Вы видели, как сияет Арарат в небе Еревана? За легкой сизой вуалью, будто оторванный от земли, он плывет в выси то ли недосягаемым кораблем, то ли светлым божеством; и даже в ночи чувствуется далекое дыхание этого алмаза, и кажется, что пока стоит гора, стоит и город. Он не царь, его гордое одинокое величие само вызывает почтение и уважение пред благородным отшельником. Смешно, наверное, сравнивать Торатау (Шихан) с высочайшими пиками, но ведь суть не в росте: в Ютландии есть гора Небесная, эдакий Олимп датчан, высотой 170 метров – Торатау в два раза выше.

Я отношусь к ней особо: это первая гора в моей жизни, которую я ощутил как живую, на которой впервые понял, что, оказывается, можно танцевать и со скалами.
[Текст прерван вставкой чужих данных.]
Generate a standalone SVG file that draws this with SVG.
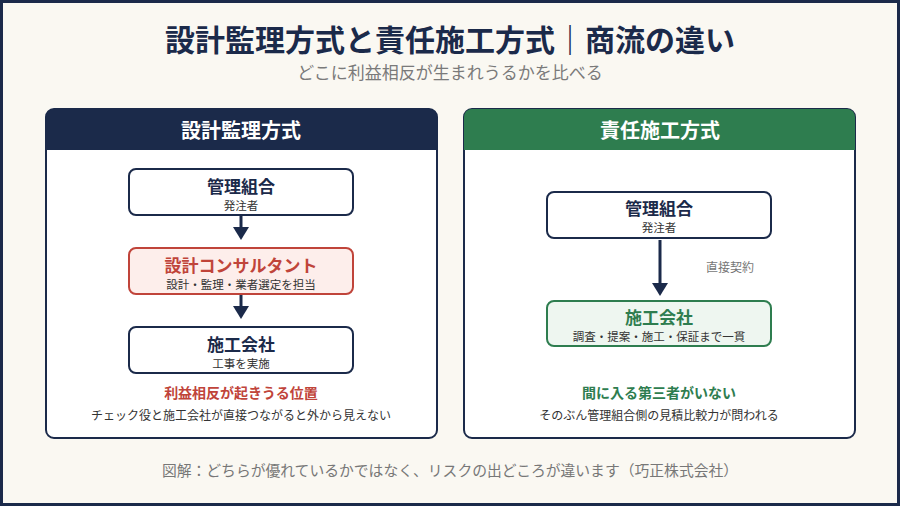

Долго, долго я смотрел на нее издали, и она все более овладевала моими мыслями; ее тяготение, подобно зову кроваво-полной восходящей луны, будило в душе нечто древнее и пугающее, от чего расширяются глаза и вскаливаются губы, а тело готово то ли броситься в пляс, то ли сладко и с силой упиваться своим воем. Может, в этом и заключается некоторая ее «мрачноватость», да ещё в том, что, как всякий алтарь, она ждёт поклонения. Но, стоя пред ее величием, понимая собственную малость, краткость и ничтожность, ощущая себя не более чем пылинкой (насколько б ни был Данте поражен в конце своего Путешествия, ему Любовь стремила страсть и волю), на краткий миг вспоминаешь, что ты – Человек, Образ и Подобие Божие, и в это мгновение Гора, даже не подозревавшая о твоем существовании, вдруг замечает тебя и, ответив едва заметной полуулыбкой, вновь погружается в себя. Нет смысла говорить о том, что она как-то относится к людям, ползающим по ее склонам, – проявляете ли вы какой-либо интерес к пылинке на вашей туфле?.. И снова – «Мы с Тобой одной крови – Ты и Я!» – и… остаётся лишь молча поклониться созерцающему Нечто мудрецу – каменному Будде в лотосе лесов… Увы, можно долго расписывать пышно-безвкусные золотые дворцы, но на то, что действительно чисто и прекрасно, всегда не хватит музыки, и те слова, что сказаны, всегда немного не те, что нужны. Сердце, что Любовь, – в слова не облечь, в бумагу не заковать. И Жизнь есть достояние не одного лишь человека. И это – несомненно!